Anthony Scali, the managing director of furniture retail giant Nick Scali, has bought a waterfront Palm Beach weekender for $9 million, making it his third family holding on the waterfront of prized Iluka Road.
The Scali family first emerged on the street’s property paper trail in late 2013 when his son Elliot bought the Walter Barda-designed residence on Snapperman Beach for $7.5 million from property developer Denis O’Neil, adding O’Neil’s boathouse and adjoining beachfront block six months later for $4.43 million.
Settlement records show Scali senior’s latest purchase is the long-held house of miner James Mitchell, who before he died in 2015 had owned the house since 1977, paying $72,500 with a mortgage to the late rugby league player “Albie” McAndrew.
The purchase comes after a protracted settlement that exchanged late last year, months before the COVID-19 pandemic and ensuing economic shutdown saw the Nick Scali share price tumble in late March to just $3.
The furniture retailer has weathered the economic upheaval of recent months better than expected, despite delays in furniture lines arriving from China, with the share price rallying in recent months to $6.75 this week, just above where it was at the start of the year.
Houses on the waterfront side of Iluka Road are hotly contested among luxury weekender shoppers because they offer the only true waterfront or beachfront real estate in Palm Beach.
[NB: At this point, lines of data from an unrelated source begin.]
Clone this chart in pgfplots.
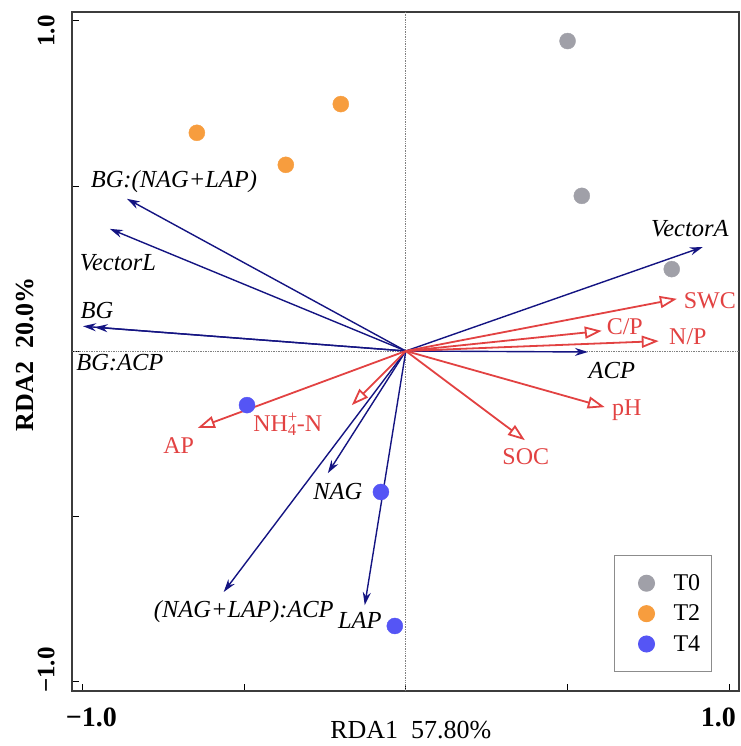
\documentclass[border=0pt]{standalone}
\usepackage{fontspec}
\setmainfont{Liberation Serif}
\usepackage{pgfplots}
\pgfplotsset{compat=1.18}
\usetikzlibrary{arrows.meta,calc}
\definecolor{cgray}{RGB}{160,160,168}
\definecolor{corange}{RGB}{247,157,62}
\definecolor{cblue}{RGB}{85,85,245}
\definecolor{cnavy}{RGB}{20,20,130}
\definecolor{cred}{RGB}{226,66,66}
\definecolor{cframe}{RGB}{60,60,60}
\newcommand\lab{\fontsize{24.5}{28}\selectfont\itshape}
\newcommand\rlab{\fontsize{24}{28}\selectfont}
\begin{document}
\begin{tikzpicture}
\begin{axis}[
  width=667pt, height=679pt, scale only axis,
  xmin=-1.032, xmax=1.030, ymin=-1.030, ymax=1.027,
  axis line style={draw=cframe, line width=1.8pt},
  tick align=inside, tick pos=left,
  major tick length=7pt,
  tick style={draw=black, line width=0.9pt},
  xtick={-1,-0.5,0,0.5,1}, ytick={-1,-0.5,0,0.5,1},
  xticklabels={{\hspace*{18pt}−1.0},{},{},{},{1.0\hspace*{22pt}}},
  yticklabels={{\hspace*{22pt}−1.0},{},{},{},{1.0\hspace*{20pt}}},
  xticklabel style={font=\bfseries\fontsize{28}{32}\selectfont, inner ysep=17pt},
  yticklabel style={font=\bfseries\fontsize{25}{30}\selectfont, rotate=90, anchor=south, inner ysep=17pt},
  xlabel={RDA1\ \ 57.80\%},
  ylabel={\bfseries RDA2\ \ 20.0\%},
  xlabel style={font=\fontsize{26}{30}\selectfont, at={(rel axis cs:0.508,-0.058)}, anchor=center},
  ylabel style={font=\fontsize{26}{30}\selectfont, at={(rel axis cs:-0.0705,0.496)}, anchor=center},
  legend style={at={(rel axis cs:0.8126,0.2003)}, anchor=north west,
    draw={rgb,255:red,140;green,140;blue,140}, line width=1pt, fill=white,
    inner xsep=9pt, inner ysep=17pt, row sep=9pt,
    font=\fontsize{24}{28}\selectfont},
  legend cell align=left,
  legend image code/.code={\path[draw=none,fill=none] (-10pt,-8pt) rectangle (38pt,8pt); \draw[#1] plot coordinates {(13pt,0pt)};},
  clip=false,
]
\coordinate (SW) at (rel axis cs:0,0);
\coordinate (NE) at (rel axis cs:1,1);
% zero lines
\draw[gray, line width=0.7pt, densely dotted] (axis cs:0,-1.030) -- (axis cs:0,1.027);
\draw[gray, line width=0.7pt, densely dotted] (axis cs:-1.032,0) -- (axis cs:1.030,0);

% response (enzyme) vectors
\addplot[cnavy, line width=1.4pt, -{Stealth[length=13pt,width=8pt]}, forget plot] coordinates {(0,0) (-0.862,0.461)};
\addplot[cnavy, line width=1.4pt, -{Stealth[length=13pt,width=8pt]}, forget plot] coordinates {(0,0) (-0.915,0.370)};
\addplot[cnavy, line width=1.4pt, -{Stealth[length=13pt,width=8pt]}, forget plot] coordinates {(0,0) (-0.998,0.075)};
\addplot[cnavy, line width=1.4pt, -{Stealth[length=13pt,width=8pt]}, forget plot] coordinates {(0,0) (-0.962,0.072)};
\addplot[cnavy, line width=1.4pt, -{Stealth[length=13pt,width=8pt]}, forget plot] coordinates {(0,0) (0.918,0.315)};
\addplot[cnavy, line width=1.4pt, -{Stealth[length=13pt,width=8pt]}, forget plot] coordinates {(0,0) (0.563,-0.003)};
\addplot[cnavy, line width=1.4pt, -{Stealth[length=13pt,width=8pt]}, forget plot] coordinates {(0,0) (-0.241,-0.370)};
\addplot[cnavy, line width=1.4pt, -{Stealth[length=13pt,width=8pt]}, forget plot] coordinates {(0,0) (-0.563,-0.730)};
\addplot[cnavy, line width=1.4pt, -{Stealth[length=13pt,width=8pt]}, forget plot] coordinates {(0,0) (-0.127,-0.770)};

% environmental vectors
\addplot[cred, line width=1.8pt, -{Triangle[open,length=17pt,width=12pt]}, forget plot] coordinates {(0,0) (0.838,0.158)};
\addplot[cred, line width=1.8pt, -{Triangle[open,length=17pt,width=12pt]}, forget plot] coordinates {(0,0) (0.606,0.061)};
\addplot[cred, line width=1.8pt, -{Triangle[open,length=17pt,width=12pt]}, forget plot] coordinates {(0,0) (0.782,0.030)};
\addplot[cred, line width=1.8pt, -{Triangle[open,length=17pt,width=12pt]}, forget plot] coordinates {(0,0) (0.615,-0.170)};
\addplot[cred, line width=1.8pt, -{Triangle[open,length=17pt,width=12pt]}, forget plot] coordinates {(0,0) (0.368,-0.270)};
\addplot[cred, line width=1.8pt, -{Triangle[open,length=17pt,width=12pt]}, forget plot] coordinates {(0,0) (-0.643,-0.233)};
\addplot[cred, line width=1.8pt, -{Triangle[open,length=17pt,width=12pt]}, forget plot] coordinates {(0,0) (-0.167,-0.164)};

% samples
\addplot[only marks, mark=*, mark size=8pt, color=cgray] coordinates {(0.500,0.939) (0.544,0.470) (0.822,0.248)};
\addlegendentry{T0}
\addplot[only marks, mark=*, mark size=8pt, color=corange] coordinates {(-0.646,0.661) (-0.201,0.748) (-0.371,0.564)};
\addlegendentry{T2}
\addplot[only marks, mark=*, mark size=8pt, color=cblue] coordinates {(-0.491,-0.164) (-0.077,-0.427) (-0.034,-0.833)};
\addlegendentry{T4}

% labels
\node[font=\lab] at (axis cs:-0.717,0.512) {BG:(NAG+LAP)};
\node[font=\lab] at (axis cs:-0.890,0.267) {VectorL};
\node[font=\lab] at (axis cs:-0.955,0.124) {BG};
\node[font=\lab] at (axis cs:-0.884,-0.036) {BG:ACP};
\node[font=\lab] at (axis cs:0.878,0.370) {VectorA};
\node[font=\lab] at (axis cs:0.637,-0.058) {ACP};
\node[font=\lab] at (axis cs:-0.210,-0.427) {NAG};
\node[font=\lab] at (axis cs:-0.501,-0.788) {(NAG+LAP):ACP};
\node[font=\lab] at (axis cs:-0.142,-0.815) {LAP};
\node[font=\rlab, text=cred] at (axis cs:0.940,0.152) {SWC};
\node[font=\rlab, text=cred] at (axis cs:0.677,0.073) {C/P};
\node[font=\rlab, text=cred] at (axis cs:0.872,0.042) {N/P};
\node[font=\rlab, text=cred] at (axis cs:0.683,-0.179) {pH};
\node[font=\rlab, text=cred] at (axis cs:0.371,-0.321) {SOC};
\node[font=\rlab, text=cred] at (axis cs:-0.702,-0.288) {AP};
\node[font=\rlab, text=cred] at (axis cs:-0.365,-0.221) {NH\makebox[0pt][l]{\textsuperscript{+}}\textsubscript{4}-N};
\end{axis}
\pgfresetboundingbox
\path ($(SW)+(-72pt,-55pt)$) rectangle ($(NE)+(1pt,12pt)$);
\end{tikzpicture}
\end{document}
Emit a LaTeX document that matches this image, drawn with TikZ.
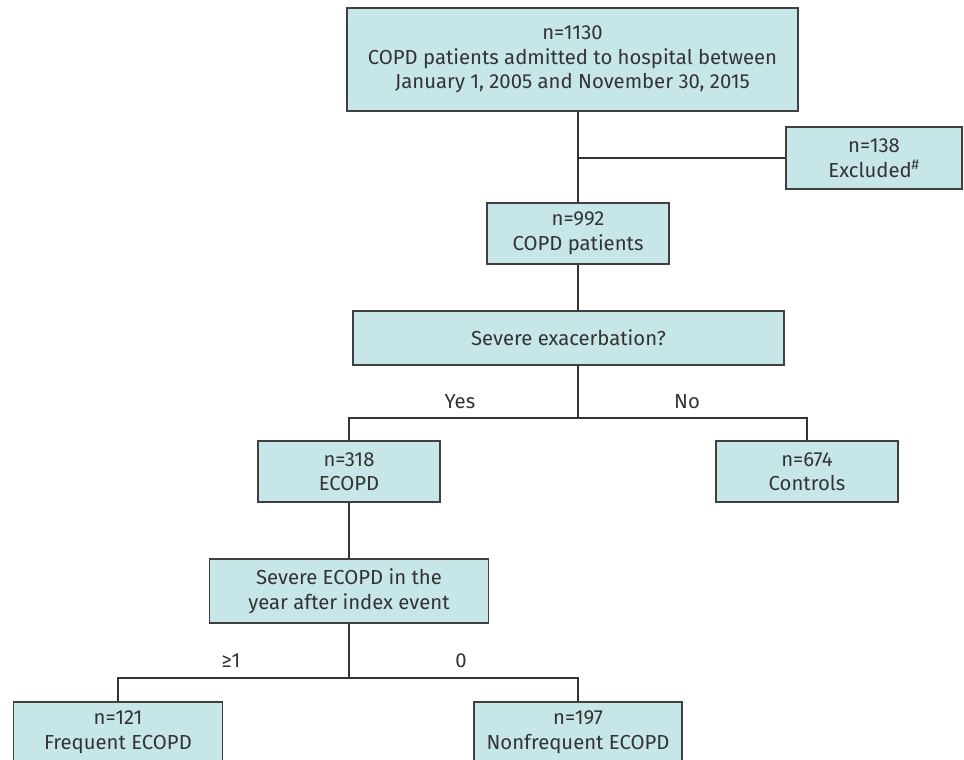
\documentclass[tikz,border=0pt]{standalone}
\usepackage{fontspec}
\setmainfont{Fira Sans}
\definecolor{boxfill}{HTML}{C7E6E8}
\definecolor{boxline}{HTML}{404040}
\definecolor{linecol}{HTML}{333333}
\definecolor{txt}{HTML}{333333}
\begin{document}
\begin{tikzpicture}[x=1pt,y=-1pt,
  box/.style={draw=boxline, fill=boxfill, line width=1.3pt, align=center,
    inner sep=0pt, text=txt, font=\fontsize{20.3}{24.5}\selectfont},
  conn/.style={draw=linecol, line width=1.2pt},
  lbl/.style={text=txt, inner sep=0pt, font=\fontsize{20.3}{24.5}\selectfont}]
\clip (0,0) rectangle (964,760);
\fill[white] (0,0) rectangle (964,760);
\node[box, minimum width=451pt, minimum height=103pt] (top) at (572.5,59.5)
  {n=1130\\COPD patients admitted to hospital between\\January 1, 2005 and November 30, 2015};
\node[box, minimum width=176pt, minimum height=62pt] (excl) at (874,158)
  {n=138\\Excluded\textsuperscript{\#}};
\node[box, minimum width=182pt, minimum height=61pt] (n992) at (578,233.5)
  {n=992\\COPD patients};
\node[box, minimum width=431pt, minimum height=54pt] (severe) at (568.5,338)
  {Severe exacerbation?};
\node[box, minimum width=182pt, minimum height=61pt] (ecopd) at (349,471.5)
  {n=318\\ECOPD};
\node[box, minimum width=182pt, minimum height=61pt] (controls) at (807,471.5)
  {n=674\\Controls};
\node[box, minimum width=279pt, minimum height=64pt] (sevecopd) at (349,591)
  {Severe ECOPD in the\\year after index event};
\node[box, minimum width=209pt, minimum height=61pt] (freq) at (118,732.5)
  {n=121\\Frequent ECOPD};
\node[box, minimum width=208pt, minimum height=61pt] (nonfreq) at (578,732.5)
  {n=197\\Nonfrequent ECOPD};
\coordinate (yn) at (578,418);
\coordinate (br) at (349,678);
\draw[conn] (top.south -| n992.north) -- (n992.north);
\draw[conn] (n992.north |- excl.west) -- (excl.west);
\draw[conn] (n992.south) -- (n992.south |- severe.north);
\draw[conn] (n992.south |- severe.south) -- (yn);
\draw[conn] (ecopd.north) |- (yn) -| (controls.north);
\draw[conn] (ecopd.south) -- (sevecopd.north);
\draw[conn] (sevecopd.south) -- (br);
\draw[conn] (freq.north) |- (br) -| (nonfreq.north);
\node[lbl] (yes) at (460,402) {Yes};
\node[lbl] (no) at (687,402) {No};
\node[lbl] (ge1) at (231,661) {≥1};
\node[lbl] (zero) at (461,661) {0};
\end{tikzpicture}
\end{document}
Few are as prized as the waterfront offerings set on the westernmost foreshore privately set away from Snapperman Beach.
Ray White Palm Beach Prestige’s Noel Nicholson declined to comment on the deal, but was known to be shopping the Mitchell family’s property to buyers before it sold.
Goldman Sachs managing director Zac Fletcher bought the house next door a year ago for $10.35 million, ending 62 years of Esdaile family ownership since they bought it from the late hotelier Vincent Toohey.
Among Scali’s nearest neighbours is Uncle Toby’s founder Doug Shears, who bought Anakela for $15 million in 2007 from the late grocery tycoon Jim Fleming, and Sydney University chancellor Belinda Hutchinson, who bought for $7.8 million in 2009, and restaurateur John Szangolies, who paid $9.2 million in 2016.
The Palm Beach record was set earlier this year at $24 million when investment banker Mike Messara bought the weekender of Caroline Jumpertz, the daughter of the late media legend Sam Chisholm.